The international Borexino collaboration received the prestigious Giuseppe and Vanna Cocconi Prize of the European Physical Society in astrophysics and cosmology for breakthrough studies of solar neutrinos providing a unique and exhaustive proof of nuclear fusion reactions in the Sun in the pp chain and in the CNO cycle.
“The Giuseppe and Vanna Cocconi Prize acknowledges a 30-year history of the experiment that started in the late 1980s in the context of scientific debates caused by the topical issue of the deficit of solar neutrinos. This challenge could be solved by studying the flows of solar neutrinos at low energies,” Oleg Smirnov, a senior researcher at the Laboratory of Nuclear Problems, Head of the Borexino group at JINR, commented on the presentation of the award.

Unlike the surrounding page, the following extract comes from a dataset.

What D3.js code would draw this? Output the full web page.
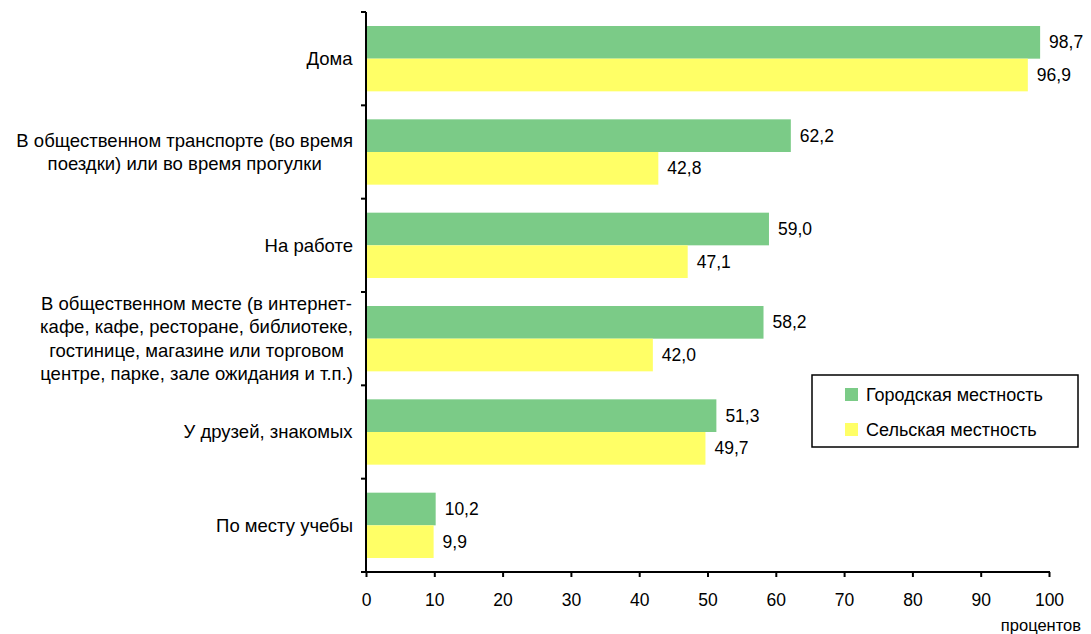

Interview with Oleg Smirnov on what the Borexino collaboration studies
The Borexino collaboration embraces groups of scientists from Italy, Germany, the USA, France, Russia, and Poland. The group from the Dzhelepov Laboratory of Nuclear Problems (JINR) is one of the oldest in the collaboration and has been involved in the experiment from its discussion stage since 1991. Along with the JINR scientists, colleagues from the National Research Center “Kurchatov Institute” working at the sites in Moscow and in St. Petersburg at the Petersburg Nuclear Physics Institute of the NRC “Kurchatov Institute” and also specialists from the Skobeltsyn Institute of Nuclear Physics of Moscow State University are taking part in the Borexino project.
The Giuseppe and Vanna Cocconi Prize was established by the European Physical Society in 2010 to commemorate the Italian physicists who worked at CERN. The Prize is awarded biennially for outstanding experimental, theoretical or technological contribution to astroparticle physics and cosmology. Individual scientists or scientific teams involved in one or more collaborations can be nominated for the Prize. The Borexino collaboration uniting scientists from Italy, Germany, the USA, France, Russia, and Poland was nominated this year.
This is the sixth award in the Prize history. In 2017, Rainer Weiss, Kip Thorne, and Barry Barish received the Nobel Prize in physics just several months after they had got the Giuseppe and Vanna Cocconi Prize. The same goes for Arthur MacDonald who received the Cocconi Prize in 2013 and then, two years afterward, the Nobel Prize.
We congratulate all participants of the collaboration on receiving the award and wish them new bright scientific discoveries and achievements!